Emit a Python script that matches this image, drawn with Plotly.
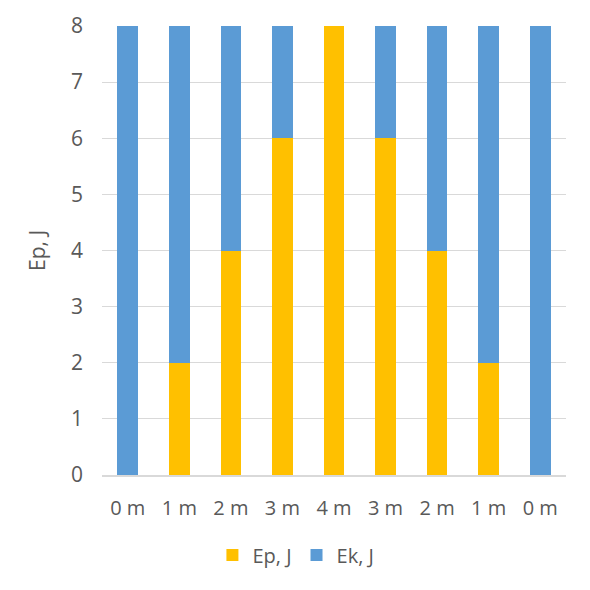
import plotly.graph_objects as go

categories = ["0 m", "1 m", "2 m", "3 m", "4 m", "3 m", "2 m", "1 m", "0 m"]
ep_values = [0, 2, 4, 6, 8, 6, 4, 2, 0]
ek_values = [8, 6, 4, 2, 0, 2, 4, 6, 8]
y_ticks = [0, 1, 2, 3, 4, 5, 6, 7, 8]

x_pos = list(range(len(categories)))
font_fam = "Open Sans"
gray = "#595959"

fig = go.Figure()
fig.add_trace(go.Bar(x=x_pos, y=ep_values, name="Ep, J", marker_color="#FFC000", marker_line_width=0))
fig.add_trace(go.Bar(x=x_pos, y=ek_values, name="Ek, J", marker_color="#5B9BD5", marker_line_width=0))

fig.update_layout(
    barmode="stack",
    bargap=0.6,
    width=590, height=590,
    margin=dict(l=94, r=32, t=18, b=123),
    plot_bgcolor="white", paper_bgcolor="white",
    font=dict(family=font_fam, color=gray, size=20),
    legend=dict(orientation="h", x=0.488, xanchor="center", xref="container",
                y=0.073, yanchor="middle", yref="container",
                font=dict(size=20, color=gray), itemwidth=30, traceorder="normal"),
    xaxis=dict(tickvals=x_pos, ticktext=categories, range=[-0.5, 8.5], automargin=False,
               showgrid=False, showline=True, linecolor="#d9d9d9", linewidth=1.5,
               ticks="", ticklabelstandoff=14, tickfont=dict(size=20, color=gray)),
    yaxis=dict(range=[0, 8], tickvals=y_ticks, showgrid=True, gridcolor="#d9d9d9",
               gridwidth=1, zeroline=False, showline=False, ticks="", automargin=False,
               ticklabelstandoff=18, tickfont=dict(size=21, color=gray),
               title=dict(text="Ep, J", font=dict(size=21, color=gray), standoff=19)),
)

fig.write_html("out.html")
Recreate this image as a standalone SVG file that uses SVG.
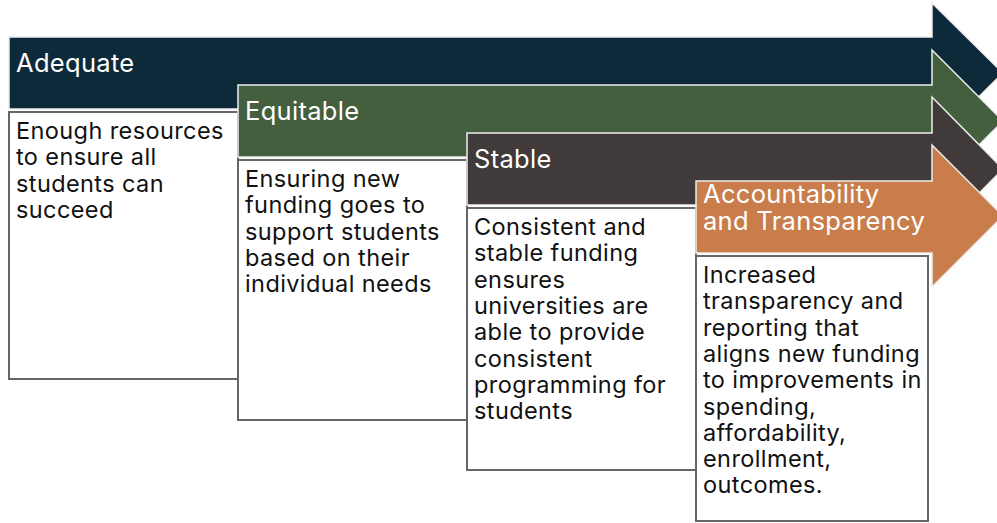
────────────────────
Copy out the entries verbatim and leave the images out.

Output of the exercise:
Emit a Python script that matches this image, drawn with Plotly.
import plotly.graph_objects as go

categories = ["0 m", "1 m", "2 m", "3 m", "4 m", "3 m", "2 m", "1 m", "0 m"]
ep_values = [0, 2, 4, 6, 8, 6, 4, 2, 0]
ek_values = [8, 6, 4, 2, 0, 2, 4, 6, 8]
y_ticks = [0, 1, 2, 3, 4, 5, 6, 7, 8]

x_pos = list(range(len(categories)))
font_fam = "Open Sans"
gray = "#595959"

fig = go.Figure()
fig.add_trace(go.Bar(x=x_pos, y=ep_values, name="Ep, J", marker_color="#FFC000", marker_line_width=0))
fig.add_trace(go.Bar(x=x_pos, y=ek_values, name="Ek, J", marker_color="#5B9BD5", marker_line_width=0))

fig.update_layout(
    barmode="stack",
    bargap=0.6,
    width=590, height=590,
    margin=dict(l=94, r=32, t=18, b=123),
    plot_bgcolor="white", paper_bgcolor="white",
    font=dict(family=font_fam, color=gray, size=20),
    legend=dict(orientation="h", x=0.488, xanchor="center", xref="container",
                y=0.073, yanchor="middle", yref="container",
                font=dict(size=20, color=gray), itemwidth=30, traceorder="normal"),
    xaxis=dict(tickvals=x_pos, ticktext=categories, range=[-0.5, 8.5], automargin=False,
               showgrid=False, showline=True, linecolor="#d9d9d9", linewidth=1.5,
               ticks="", ticklabelstandoff=14, tickfont=dict(size=20, color=gray)),
    yaxis=dict(range=[0, 8], tickvals=y_ticks, showgrid=True, gridcolor="#d9d9d9",
               gridwidth=1, zeroline=False, showline=False, ticks="", automargin=False,
               ticklabelstandoff=18, tickfont=dict(size=21, color=gray),
               title=dict(text="Ep, J", font=dict(size=21, color=gray), standoff=19)),
)

fig.write_html("out.html")
Recreate this image as a standalone SVG file that uses SVG.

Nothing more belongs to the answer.